__Problem__: Print the lines of the listing below verbatim from its first line through the line bearing "import plotly.graph_objects as go". Any pictures are to be omitted.

__Given data__:
⟨

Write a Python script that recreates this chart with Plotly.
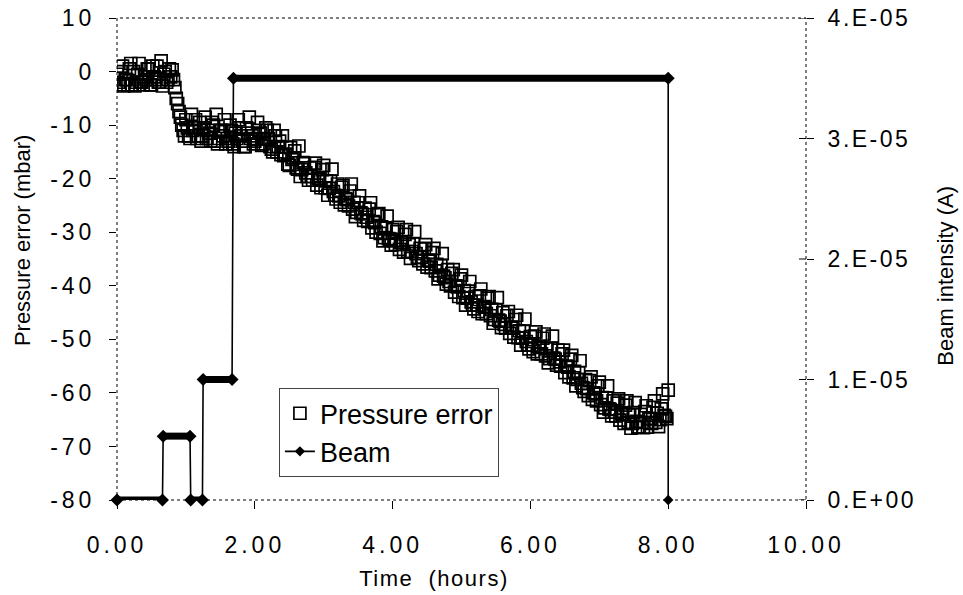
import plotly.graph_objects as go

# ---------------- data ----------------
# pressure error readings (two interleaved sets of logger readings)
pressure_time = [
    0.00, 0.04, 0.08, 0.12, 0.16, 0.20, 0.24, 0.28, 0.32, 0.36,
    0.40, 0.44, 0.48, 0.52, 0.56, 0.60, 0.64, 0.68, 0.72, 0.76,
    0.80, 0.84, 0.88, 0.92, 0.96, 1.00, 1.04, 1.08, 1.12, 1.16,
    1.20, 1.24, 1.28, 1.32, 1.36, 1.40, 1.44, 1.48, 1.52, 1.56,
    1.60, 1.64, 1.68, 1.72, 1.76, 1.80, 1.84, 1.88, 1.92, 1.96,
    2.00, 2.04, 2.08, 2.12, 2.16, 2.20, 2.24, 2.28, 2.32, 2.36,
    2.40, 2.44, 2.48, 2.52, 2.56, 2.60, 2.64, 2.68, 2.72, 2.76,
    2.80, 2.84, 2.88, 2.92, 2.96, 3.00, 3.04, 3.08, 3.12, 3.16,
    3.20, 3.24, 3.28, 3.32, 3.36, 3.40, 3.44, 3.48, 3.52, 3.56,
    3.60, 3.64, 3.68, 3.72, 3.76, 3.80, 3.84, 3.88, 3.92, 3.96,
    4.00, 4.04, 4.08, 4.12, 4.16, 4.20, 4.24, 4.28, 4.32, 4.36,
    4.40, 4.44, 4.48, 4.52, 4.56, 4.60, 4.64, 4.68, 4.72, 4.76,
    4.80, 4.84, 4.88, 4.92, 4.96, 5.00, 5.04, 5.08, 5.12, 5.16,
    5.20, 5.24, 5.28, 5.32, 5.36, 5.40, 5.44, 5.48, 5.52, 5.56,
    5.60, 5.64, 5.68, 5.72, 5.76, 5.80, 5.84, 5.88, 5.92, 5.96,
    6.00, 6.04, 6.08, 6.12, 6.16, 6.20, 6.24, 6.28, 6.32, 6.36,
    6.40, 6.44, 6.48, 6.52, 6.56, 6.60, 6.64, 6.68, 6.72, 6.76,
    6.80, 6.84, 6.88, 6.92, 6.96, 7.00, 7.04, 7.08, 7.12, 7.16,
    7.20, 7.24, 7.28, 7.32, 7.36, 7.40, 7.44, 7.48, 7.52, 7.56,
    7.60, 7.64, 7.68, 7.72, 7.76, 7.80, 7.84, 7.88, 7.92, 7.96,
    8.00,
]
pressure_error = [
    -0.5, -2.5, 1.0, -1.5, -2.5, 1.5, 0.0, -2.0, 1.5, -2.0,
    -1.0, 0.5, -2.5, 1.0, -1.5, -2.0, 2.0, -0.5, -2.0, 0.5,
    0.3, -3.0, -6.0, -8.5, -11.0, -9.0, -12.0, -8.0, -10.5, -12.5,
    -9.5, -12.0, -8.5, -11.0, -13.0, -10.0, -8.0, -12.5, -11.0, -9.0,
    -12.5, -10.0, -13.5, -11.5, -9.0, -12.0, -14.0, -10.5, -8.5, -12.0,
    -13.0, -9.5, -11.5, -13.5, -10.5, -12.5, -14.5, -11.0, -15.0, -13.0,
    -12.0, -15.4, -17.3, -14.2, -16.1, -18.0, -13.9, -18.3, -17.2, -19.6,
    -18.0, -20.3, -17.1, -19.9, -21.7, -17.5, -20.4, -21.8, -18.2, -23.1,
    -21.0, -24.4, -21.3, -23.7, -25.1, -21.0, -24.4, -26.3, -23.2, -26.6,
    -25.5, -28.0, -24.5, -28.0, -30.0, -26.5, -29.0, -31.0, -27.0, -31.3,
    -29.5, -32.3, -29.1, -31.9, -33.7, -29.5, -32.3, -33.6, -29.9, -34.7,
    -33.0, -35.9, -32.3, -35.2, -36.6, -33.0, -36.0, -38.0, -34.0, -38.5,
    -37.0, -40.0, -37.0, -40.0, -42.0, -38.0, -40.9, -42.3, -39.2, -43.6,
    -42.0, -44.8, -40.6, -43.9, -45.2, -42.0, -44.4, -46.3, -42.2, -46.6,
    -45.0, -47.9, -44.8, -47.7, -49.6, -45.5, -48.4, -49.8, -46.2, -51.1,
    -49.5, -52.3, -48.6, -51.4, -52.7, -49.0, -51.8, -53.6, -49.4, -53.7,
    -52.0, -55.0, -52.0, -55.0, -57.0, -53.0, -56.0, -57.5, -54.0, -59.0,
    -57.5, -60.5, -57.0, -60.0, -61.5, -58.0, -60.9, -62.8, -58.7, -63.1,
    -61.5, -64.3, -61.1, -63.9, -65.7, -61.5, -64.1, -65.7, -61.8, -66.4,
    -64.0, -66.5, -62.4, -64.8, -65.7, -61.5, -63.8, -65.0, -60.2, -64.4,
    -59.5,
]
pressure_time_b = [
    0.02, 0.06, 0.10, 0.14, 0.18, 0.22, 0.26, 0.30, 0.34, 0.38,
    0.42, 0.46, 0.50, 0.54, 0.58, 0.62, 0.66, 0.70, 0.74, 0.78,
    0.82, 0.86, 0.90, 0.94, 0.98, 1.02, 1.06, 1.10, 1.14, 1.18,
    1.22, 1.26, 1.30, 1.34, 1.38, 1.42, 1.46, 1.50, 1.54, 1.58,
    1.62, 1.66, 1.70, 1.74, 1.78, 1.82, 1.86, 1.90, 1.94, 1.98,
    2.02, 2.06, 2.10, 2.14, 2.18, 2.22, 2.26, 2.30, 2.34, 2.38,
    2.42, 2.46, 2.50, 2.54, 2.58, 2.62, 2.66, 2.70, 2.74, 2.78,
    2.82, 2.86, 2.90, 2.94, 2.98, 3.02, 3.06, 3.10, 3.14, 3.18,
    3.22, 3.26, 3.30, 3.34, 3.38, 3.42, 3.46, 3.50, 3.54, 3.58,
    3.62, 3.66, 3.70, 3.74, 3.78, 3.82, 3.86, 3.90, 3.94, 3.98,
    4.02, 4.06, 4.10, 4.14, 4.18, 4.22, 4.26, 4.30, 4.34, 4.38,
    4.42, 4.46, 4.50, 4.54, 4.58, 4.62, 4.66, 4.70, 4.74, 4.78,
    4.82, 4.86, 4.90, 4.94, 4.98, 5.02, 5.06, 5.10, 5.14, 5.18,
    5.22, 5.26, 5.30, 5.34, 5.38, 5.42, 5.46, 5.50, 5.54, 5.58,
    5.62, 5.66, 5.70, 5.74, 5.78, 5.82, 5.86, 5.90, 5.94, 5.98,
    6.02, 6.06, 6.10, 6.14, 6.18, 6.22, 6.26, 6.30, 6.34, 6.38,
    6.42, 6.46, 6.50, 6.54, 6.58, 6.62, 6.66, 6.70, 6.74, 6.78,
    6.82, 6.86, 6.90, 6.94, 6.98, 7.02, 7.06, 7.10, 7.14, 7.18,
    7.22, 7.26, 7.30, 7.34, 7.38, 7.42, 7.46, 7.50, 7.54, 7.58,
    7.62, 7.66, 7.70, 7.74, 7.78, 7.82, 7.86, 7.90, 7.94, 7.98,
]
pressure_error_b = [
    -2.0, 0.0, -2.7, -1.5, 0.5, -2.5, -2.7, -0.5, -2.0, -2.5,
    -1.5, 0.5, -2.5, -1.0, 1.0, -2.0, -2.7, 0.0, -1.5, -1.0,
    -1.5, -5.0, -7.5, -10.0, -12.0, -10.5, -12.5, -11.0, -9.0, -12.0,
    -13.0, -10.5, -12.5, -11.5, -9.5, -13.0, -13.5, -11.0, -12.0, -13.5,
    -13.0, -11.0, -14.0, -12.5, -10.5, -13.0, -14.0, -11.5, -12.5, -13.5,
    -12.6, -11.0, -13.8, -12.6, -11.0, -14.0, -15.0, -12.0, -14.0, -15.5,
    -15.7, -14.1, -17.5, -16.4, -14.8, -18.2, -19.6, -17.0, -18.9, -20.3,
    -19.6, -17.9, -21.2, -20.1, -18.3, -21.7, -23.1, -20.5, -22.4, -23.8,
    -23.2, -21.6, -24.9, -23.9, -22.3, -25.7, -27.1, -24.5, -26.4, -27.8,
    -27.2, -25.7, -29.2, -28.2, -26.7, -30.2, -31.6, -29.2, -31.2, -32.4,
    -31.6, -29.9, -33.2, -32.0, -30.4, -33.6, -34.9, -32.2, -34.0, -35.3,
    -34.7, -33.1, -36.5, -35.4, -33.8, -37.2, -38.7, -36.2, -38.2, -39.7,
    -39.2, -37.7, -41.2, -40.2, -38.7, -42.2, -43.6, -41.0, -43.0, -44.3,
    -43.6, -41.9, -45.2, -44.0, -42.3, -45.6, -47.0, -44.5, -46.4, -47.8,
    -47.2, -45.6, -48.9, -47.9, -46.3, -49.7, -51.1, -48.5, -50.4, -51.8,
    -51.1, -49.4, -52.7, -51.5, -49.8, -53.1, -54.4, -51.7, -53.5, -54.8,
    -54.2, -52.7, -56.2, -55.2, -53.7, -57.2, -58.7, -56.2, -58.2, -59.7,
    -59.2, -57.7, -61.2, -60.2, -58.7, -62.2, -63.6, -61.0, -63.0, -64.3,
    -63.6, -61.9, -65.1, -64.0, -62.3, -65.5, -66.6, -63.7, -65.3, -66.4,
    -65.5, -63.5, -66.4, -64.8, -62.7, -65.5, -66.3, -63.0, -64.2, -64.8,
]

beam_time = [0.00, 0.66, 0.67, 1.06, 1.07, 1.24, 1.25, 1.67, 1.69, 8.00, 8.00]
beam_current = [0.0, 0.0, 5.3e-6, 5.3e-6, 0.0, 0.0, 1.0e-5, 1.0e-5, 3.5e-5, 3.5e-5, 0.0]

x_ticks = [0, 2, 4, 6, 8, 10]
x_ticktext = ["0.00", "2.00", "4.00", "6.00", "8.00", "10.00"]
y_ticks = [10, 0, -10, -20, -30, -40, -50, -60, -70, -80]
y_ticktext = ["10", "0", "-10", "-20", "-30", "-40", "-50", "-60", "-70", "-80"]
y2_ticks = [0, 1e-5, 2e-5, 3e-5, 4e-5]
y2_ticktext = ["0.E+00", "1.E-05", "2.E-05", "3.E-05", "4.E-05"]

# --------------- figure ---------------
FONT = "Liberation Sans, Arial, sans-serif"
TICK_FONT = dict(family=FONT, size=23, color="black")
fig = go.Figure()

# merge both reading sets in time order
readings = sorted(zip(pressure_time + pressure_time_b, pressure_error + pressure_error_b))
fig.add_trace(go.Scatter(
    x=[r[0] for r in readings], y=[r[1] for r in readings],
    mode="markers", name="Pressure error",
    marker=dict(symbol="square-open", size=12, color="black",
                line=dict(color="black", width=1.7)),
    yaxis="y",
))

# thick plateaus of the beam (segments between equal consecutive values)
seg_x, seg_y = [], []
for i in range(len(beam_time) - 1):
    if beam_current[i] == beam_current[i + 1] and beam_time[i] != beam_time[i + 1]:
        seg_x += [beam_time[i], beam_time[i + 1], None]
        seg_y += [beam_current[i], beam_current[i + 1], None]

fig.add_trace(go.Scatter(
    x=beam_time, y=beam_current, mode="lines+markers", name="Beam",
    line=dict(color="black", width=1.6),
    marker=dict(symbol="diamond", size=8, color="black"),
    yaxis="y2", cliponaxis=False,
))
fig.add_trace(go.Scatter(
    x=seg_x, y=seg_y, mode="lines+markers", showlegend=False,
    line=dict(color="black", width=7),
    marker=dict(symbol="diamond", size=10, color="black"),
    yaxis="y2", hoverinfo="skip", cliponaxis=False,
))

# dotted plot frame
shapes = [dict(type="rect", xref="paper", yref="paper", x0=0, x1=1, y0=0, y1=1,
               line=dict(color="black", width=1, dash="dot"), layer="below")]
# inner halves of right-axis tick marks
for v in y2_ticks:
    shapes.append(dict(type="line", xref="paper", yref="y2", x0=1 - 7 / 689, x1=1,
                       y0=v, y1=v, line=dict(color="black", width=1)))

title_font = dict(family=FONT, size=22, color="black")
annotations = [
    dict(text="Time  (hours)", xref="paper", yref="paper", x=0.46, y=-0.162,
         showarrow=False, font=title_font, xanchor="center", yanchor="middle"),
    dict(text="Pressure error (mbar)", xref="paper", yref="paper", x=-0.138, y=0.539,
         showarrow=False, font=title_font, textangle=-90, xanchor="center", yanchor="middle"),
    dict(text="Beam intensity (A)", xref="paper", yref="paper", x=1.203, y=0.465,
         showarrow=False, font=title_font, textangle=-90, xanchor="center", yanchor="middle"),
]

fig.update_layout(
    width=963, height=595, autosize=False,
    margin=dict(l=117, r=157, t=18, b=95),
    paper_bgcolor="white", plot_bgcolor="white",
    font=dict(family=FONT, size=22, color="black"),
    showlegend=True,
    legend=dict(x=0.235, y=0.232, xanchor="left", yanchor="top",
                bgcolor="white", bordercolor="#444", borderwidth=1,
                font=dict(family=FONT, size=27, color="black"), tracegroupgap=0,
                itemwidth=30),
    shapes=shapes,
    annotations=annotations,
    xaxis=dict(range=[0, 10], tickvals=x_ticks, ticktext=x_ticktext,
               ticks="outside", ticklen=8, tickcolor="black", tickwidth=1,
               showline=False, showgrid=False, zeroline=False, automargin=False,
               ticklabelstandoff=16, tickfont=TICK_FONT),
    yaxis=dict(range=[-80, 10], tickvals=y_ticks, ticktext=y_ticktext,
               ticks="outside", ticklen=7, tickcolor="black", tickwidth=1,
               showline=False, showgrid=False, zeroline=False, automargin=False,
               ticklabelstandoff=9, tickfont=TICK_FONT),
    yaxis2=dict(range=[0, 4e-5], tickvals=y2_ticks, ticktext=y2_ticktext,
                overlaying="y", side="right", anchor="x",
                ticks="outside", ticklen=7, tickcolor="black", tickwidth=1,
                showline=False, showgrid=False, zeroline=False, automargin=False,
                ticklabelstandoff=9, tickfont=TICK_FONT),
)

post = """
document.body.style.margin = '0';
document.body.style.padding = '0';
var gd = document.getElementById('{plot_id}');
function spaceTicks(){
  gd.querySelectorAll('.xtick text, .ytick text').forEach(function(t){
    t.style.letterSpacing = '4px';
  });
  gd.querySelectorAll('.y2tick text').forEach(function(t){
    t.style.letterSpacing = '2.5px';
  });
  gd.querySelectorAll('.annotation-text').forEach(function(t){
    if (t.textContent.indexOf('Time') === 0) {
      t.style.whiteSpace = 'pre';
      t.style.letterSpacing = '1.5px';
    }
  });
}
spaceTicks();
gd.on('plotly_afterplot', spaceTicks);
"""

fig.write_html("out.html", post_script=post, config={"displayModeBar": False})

⟩

__Written response__:
Write a Python script that recreates this chart with Plotly.
import plotly.graph_objects as go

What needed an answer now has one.